>> BEGIN RECORDS SHOWN
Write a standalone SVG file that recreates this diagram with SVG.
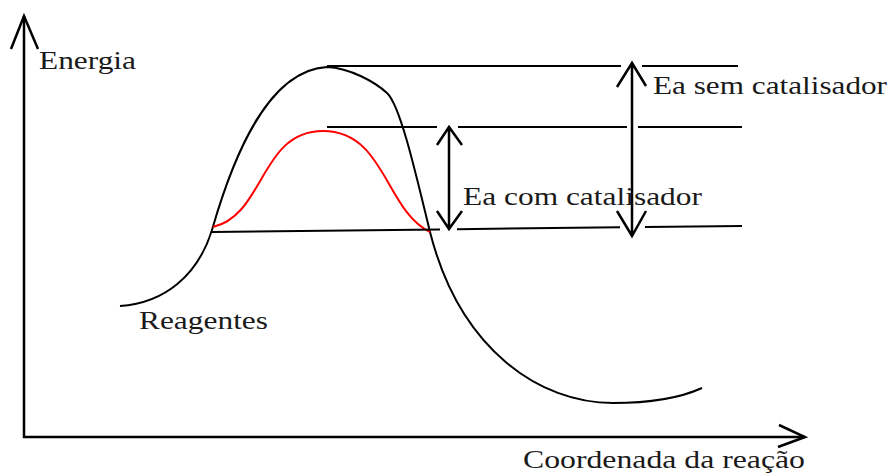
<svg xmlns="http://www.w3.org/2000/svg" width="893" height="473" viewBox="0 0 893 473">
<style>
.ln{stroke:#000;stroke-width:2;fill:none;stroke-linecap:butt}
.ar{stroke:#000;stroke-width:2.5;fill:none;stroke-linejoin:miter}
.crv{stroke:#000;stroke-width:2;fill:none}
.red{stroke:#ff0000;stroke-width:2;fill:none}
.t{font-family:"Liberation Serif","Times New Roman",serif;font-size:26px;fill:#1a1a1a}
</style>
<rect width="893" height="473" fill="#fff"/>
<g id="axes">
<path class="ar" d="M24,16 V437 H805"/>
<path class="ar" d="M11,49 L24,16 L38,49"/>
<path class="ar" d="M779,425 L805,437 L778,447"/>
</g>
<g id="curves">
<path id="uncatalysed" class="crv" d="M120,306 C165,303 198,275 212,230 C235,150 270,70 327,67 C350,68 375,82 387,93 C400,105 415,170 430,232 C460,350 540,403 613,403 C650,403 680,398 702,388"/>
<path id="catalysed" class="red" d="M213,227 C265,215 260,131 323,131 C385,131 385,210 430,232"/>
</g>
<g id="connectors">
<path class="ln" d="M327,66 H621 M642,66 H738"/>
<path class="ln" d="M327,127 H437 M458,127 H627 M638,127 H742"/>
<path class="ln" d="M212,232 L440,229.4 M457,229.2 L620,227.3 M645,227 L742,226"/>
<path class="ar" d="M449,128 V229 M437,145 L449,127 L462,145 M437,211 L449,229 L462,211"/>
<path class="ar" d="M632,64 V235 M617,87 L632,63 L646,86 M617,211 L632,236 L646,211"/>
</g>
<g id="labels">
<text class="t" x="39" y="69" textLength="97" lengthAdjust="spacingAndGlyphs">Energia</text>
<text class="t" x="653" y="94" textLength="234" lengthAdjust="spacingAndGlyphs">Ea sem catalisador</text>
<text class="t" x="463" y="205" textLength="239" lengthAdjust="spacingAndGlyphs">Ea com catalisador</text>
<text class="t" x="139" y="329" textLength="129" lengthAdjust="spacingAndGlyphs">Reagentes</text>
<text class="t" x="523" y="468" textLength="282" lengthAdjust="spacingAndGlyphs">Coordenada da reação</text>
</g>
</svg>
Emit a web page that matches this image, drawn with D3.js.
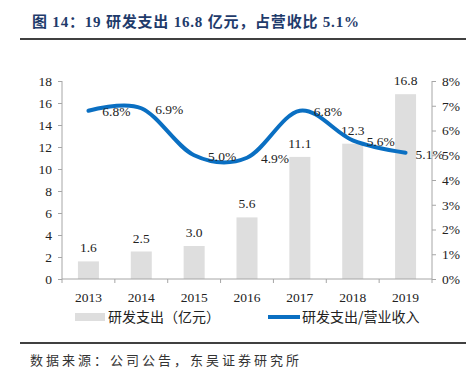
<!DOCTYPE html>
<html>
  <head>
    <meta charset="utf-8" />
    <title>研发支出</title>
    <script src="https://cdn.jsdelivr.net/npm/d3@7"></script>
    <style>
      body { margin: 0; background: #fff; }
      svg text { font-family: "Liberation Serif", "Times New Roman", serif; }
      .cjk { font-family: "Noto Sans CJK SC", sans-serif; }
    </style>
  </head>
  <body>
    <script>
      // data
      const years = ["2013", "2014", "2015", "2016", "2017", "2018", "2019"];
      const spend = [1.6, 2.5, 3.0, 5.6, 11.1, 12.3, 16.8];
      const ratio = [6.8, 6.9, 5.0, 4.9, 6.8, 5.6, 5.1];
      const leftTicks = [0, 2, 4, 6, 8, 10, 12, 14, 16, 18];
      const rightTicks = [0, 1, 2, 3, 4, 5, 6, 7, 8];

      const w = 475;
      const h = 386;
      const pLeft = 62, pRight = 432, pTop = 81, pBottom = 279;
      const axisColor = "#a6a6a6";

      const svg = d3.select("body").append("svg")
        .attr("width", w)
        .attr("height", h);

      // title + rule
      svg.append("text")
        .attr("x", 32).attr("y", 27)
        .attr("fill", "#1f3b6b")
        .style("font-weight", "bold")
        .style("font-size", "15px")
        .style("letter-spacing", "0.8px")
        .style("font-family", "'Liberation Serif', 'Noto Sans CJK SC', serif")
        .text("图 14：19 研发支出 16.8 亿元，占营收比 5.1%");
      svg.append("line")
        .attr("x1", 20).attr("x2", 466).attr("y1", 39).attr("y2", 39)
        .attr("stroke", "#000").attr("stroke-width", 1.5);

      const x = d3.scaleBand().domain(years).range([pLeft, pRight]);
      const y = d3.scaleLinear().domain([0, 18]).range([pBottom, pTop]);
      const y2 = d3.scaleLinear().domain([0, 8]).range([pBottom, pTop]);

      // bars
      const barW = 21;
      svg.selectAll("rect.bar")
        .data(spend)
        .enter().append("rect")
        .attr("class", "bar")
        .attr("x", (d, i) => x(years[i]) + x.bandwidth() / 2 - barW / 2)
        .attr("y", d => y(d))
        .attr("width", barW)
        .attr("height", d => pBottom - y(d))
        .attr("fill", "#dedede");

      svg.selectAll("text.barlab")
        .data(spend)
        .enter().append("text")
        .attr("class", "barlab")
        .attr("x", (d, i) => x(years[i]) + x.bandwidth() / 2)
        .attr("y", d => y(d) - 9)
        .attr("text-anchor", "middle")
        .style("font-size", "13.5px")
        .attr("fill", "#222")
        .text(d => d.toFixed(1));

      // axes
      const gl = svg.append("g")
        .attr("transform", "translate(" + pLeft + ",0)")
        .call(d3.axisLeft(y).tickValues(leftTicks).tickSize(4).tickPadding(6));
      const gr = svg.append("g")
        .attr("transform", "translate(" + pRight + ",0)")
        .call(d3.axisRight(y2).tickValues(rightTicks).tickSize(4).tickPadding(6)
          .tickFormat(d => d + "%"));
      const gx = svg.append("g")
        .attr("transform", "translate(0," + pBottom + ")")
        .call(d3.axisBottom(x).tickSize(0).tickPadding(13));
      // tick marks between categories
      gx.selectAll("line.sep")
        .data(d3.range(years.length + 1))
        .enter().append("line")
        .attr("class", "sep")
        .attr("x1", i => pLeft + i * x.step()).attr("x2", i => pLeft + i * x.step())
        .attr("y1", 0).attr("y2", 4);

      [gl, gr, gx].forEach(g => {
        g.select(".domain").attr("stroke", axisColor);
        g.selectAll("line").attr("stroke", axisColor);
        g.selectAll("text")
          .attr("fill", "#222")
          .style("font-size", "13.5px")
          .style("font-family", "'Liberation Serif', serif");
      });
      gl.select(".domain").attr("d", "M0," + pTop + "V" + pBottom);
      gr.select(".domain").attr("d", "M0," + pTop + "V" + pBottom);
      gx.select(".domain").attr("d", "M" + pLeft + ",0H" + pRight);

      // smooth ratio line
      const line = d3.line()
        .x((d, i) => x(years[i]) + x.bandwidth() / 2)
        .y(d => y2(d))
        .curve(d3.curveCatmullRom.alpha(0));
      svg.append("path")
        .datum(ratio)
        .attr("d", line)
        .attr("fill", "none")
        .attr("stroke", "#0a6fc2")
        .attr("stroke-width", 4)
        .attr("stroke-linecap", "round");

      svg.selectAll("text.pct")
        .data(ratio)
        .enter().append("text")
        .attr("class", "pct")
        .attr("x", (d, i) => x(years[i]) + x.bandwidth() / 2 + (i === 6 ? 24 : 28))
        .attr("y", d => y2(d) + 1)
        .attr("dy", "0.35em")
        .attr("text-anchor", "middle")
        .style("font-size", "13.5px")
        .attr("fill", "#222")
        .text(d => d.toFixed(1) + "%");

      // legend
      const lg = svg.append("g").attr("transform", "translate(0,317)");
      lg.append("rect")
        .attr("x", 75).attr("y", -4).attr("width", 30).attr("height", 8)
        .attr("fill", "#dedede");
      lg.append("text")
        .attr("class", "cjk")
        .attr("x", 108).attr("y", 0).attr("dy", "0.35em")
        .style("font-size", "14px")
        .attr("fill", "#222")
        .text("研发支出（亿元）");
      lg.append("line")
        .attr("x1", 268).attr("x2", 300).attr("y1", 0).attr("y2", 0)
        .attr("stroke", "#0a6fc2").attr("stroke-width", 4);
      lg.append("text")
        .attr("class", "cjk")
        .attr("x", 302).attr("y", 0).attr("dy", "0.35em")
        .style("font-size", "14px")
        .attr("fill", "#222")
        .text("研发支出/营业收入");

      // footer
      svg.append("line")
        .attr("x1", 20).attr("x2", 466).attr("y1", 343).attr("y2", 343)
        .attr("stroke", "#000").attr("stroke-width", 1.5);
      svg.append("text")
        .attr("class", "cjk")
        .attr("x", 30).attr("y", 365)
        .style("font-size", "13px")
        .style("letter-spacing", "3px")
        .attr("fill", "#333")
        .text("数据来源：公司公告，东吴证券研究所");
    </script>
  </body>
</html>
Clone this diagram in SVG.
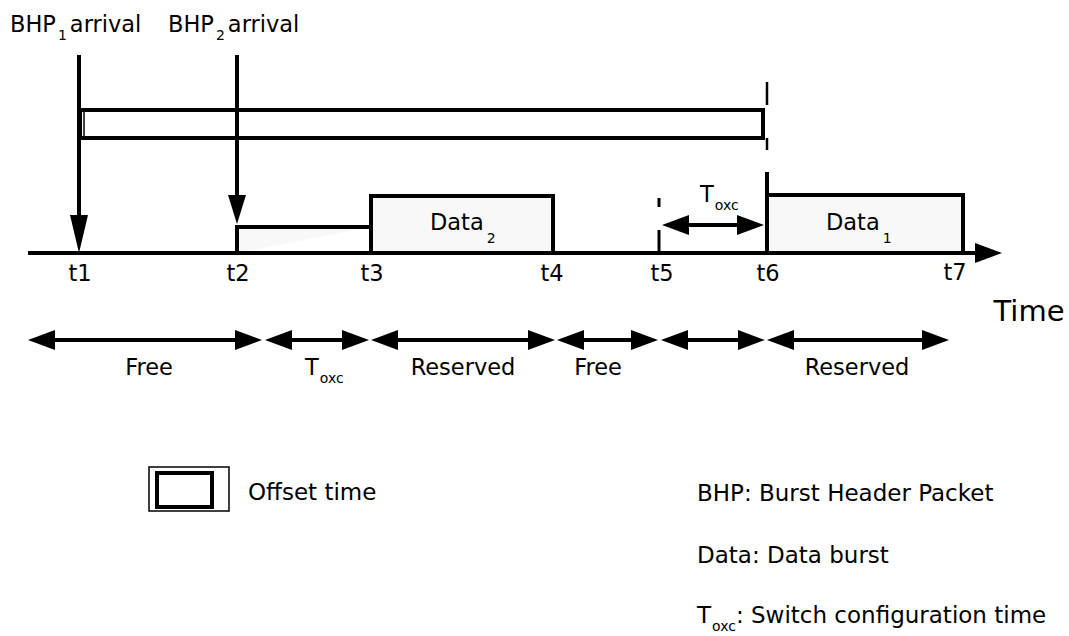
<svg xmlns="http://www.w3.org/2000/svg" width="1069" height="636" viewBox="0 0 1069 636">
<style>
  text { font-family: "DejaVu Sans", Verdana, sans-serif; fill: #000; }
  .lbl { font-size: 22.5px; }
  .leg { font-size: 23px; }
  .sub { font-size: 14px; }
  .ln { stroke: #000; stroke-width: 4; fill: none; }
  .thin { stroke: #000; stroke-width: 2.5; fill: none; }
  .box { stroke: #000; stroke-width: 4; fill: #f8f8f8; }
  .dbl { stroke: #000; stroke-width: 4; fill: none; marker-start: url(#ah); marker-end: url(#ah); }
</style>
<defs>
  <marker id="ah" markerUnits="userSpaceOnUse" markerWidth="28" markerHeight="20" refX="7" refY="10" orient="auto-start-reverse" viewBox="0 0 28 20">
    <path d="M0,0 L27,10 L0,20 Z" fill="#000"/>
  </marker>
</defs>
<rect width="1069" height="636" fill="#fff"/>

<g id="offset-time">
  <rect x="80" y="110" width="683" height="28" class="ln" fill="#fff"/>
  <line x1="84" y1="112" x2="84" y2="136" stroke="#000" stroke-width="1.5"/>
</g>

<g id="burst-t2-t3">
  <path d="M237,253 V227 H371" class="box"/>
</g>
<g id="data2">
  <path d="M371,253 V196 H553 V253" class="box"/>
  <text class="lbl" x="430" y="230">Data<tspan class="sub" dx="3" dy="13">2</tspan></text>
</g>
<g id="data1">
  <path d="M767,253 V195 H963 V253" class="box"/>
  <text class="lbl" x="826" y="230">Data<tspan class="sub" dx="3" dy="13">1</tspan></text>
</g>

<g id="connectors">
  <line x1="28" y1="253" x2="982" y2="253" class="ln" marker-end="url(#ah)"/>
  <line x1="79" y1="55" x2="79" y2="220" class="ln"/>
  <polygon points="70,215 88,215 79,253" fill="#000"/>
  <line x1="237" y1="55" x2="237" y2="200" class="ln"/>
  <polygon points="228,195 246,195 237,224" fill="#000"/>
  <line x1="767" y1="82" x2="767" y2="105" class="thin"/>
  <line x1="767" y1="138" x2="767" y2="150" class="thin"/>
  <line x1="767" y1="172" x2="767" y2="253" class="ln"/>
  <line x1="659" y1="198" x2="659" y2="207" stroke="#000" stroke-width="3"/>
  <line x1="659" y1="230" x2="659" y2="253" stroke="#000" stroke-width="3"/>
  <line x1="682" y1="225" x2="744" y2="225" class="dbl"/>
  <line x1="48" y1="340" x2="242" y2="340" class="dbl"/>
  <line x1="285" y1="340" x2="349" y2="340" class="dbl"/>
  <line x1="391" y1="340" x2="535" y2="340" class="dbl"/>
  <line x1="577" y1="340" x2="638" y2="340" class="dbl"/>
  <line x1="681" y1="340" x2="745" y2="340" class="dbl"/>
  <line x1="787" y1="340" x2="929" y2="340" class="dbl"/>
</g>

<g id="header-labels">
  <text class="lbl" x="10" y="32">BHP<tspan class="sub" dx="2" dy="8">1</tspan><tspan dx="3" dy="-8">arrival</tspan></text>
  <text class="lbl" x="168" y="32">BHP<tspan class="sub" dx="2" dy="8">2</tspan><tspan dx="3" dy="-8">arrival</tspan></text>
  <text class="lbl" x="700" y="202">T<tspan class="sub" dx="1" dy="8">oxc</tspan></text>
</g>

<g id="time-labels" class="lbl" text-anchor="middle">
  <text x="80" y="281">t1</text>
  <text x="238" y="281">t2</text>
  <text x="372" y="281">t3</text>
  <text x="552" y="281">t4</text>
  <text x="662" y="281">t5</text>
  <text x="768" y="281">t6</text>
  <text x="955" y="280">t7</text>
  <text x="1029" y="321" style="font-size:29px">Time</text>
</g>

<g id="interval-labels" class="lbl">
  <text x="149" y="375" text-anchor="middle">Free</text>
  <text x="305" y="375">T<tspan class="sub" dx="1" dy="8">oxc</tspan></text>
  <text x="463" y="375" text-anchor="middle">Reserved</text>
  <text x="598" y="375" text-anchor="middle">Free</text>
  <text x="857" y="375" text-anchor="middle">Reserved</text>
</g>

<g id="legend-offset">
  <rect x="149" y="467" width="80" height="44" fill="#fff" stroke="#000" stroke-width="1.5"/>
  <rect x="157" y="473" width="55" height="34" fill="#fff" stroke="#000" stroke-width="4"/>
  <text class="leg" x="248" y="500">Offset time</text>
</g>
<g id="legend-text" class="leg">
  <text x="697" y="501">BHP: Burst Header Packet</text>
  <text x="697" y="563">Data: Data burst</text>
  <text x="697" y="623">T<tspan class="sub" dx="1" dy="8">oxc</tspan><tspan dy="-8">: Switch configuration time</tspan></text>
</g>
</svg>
>> END RECORDS SHOWN
**THE EXERCISE:** Report how many lines in the listing above include the word "this". Give nothing but the number.

**ANSWER:** 3